● PROBLEM REQUIREMENTS: Line by line, repeat the data below exactly, beginning at the first line and ending at the line with "ax2.set_yticks(range(0, 1201, 200))". Omit pictures.

● DATASET CONTENT:

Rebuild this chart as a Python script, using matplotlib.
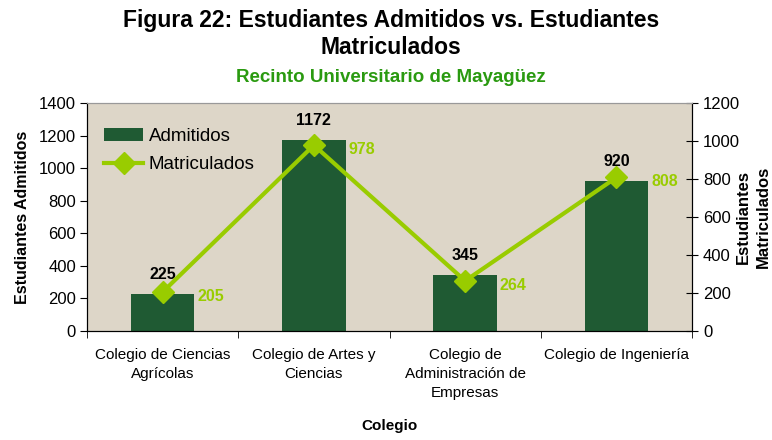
import numpy as np
import matplotlib.pyplot as plt

plt.rcParams['font.family'] = ['Liberation Sans', 'DejaVu Sans']

# datos
colegios = ["Colegio de Ciencias\nAgrícolas", "Colegio de Artes y\nCiencias",
            "Colegio de\nAdministración de\nEmpresas", "Colegio de Ingeniería"]
admitidos = [225, 1172, 345, 920]
matriculados = [205, 978, 264, 808]

verde_barra = "#1f5a33"
verde_linea = "#99cc00"
fondo = "#ddd6c8"

fig = plt.figure(figsize=(7.72, 4.4), dpi=100)
ax = fig.add_axes([87/772, 1 - 331/440, 605/772, 228/440])
ax2 = ax.twinx()

x = np.arange(len(colegios))
ax.set_facecolor(fondo)
barras = ax.bar(x, admitidos, width=0.42, color=verde_barra, label="Admitidos", zorder=2)
ax.set_xlim(-0.5, len(colegios) - 0.5)
ax.set_ylim(0, 1400)
ax.set_yticks(range(0, 1401, 200))

linea, = ax2.plot(x, matriculados, color=verde_linea, lw=3, marker="D", ms=11,
                  label="Matriculados", zorder=3)
ax2.set_ylim(0, 1200)
ax2.set_yticks(range(0, 1201, 200))

# etiquetas de valores
for xi, v in zip(x, admitidos):
    ax.annotate(str(v), (xi, v), xytext=(0, 14), textcoords="offset points",
                ha="center", va="center", fontsize=11.5, fontweight="bold")
for xi, v in zip(x, matriculados):
    ax2.annotate(str(v), (xi, v), xytext=(25, -3), textcoords="offset points",
                 ha="left", va="center", fontsize=11.5, fontweight="bold", color=verde_linea)

ax.set_xticks(x)
ax.set_xticklabels(colegios, fontsize=11, va="top", linespacing=1.45)
ax.set_xticks(np.arange(-0.5, len(colegios)), minor=True)
ax.tick_params(axis="x", which="major", length=0, pad=12)
ax.tick_params(axis="x", which="minor", length=5, direction="out")
ax.tick_params(axis="y", labelsize=12, length=5, pad=3)
ax2.tick_params(axis="y", labelsize=12, length=8, direction="inout", pad=4)

for a in (ax, ax2):
    a.spines["top"].set_color("#999999")
    a.spines["left"].set_color("black")
    a.spines["right"].set_color("black")
    a.spines["bottom"].set_color("black")

ax.set_ylabel("Estudiantes Admitidos", fontsize=11.5, fontweight="bold", labelpad=6)
fig.text(753/772, 1 - 217/440, "Estudiantes\nMatriculados", rotation=90, ha="center",
         va="center", fontsize=12, fontweight="bold", linespacing=1.4)
ax.set_xlabel("Colegio", fontsize=11, fontweight="bold", labelpad=14)

ax.legend(handles=[barras, linea], loc="upper left", frameon=False, fontsize=13.5,
          handlelength=2.1, borderaxespad=0.5, labelspacing=0.6, handletextpad=0.3,
          bbox_to_anchor=(0.0, 0.965))

fig.text(391/772, 1 - 21/440, "Figura 22: Estudiantes Admitidos vs. Estudiantes",
         ha="center", va="center", fontsize=16.5, fontweight="bold")
fig.text(391/772, 1 - 48/440, "Matriculados",
         ha="center", va="center", fontsize=16.5, fontweight="bold")
fig.text(391/772, 1 - 78/440, "Recinto Universitario de Mayagüez", ha="center", va="center",
         fontsize=13.5, fontweight="bold", color="#2a9a10")

fig.savefig("out.png", dpi=100)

● EXERCISE OUTPUT:
Rebuild this chart as a Python script, using matplotlib.
import numpy as np
import matplotlib.pyplot as plt

plt.rcParams['font.family'] = ['Liberation Sans', 'DejaVu Sans']

# datos
colegios = ["Colegio de Ciencias\nAgrícolas", "Colegio de Artes y\nCiencias",
            "Colegio de\nAdministración de\nEmpresas", "Colegio de Ingeniería"]
admitidos = [225, 1172, 345, 920]
matriculados = [205, 978, 264, 808]

verde_barra = "#1f5a33"
verde_linea = "#99cc00"
fondo = "#ddd6c8"

fig = plt.figure(figsize=(7.72, 4.4), dpi=100)
ax = fig.add_axes([87/772, 1 - 331/440, 605/772, 228/440])
ax2 = ax.twinx()

x = np.arange(len(colegios))
ax.set_facecolor(fondo)
barras = ax.bar(x, admitidos, width=0.42, color=verde_barra, label="Admitidos", zorder=2)
ax.set_xlim(-0.5, len(colegios) - 0.5)
ax.set_ylim(0, 1400)
ax.set_yticks(range(0, 1401, 200))

linea, = ax2.plot(x, matriculados, color=verde_linea, lw=3, marker="D", ms=11,
                  label="Matriculados", zorder=3)
ax2.set_ylim(0, 1200)
ax2.set_yticks(range(0, 1201, 200))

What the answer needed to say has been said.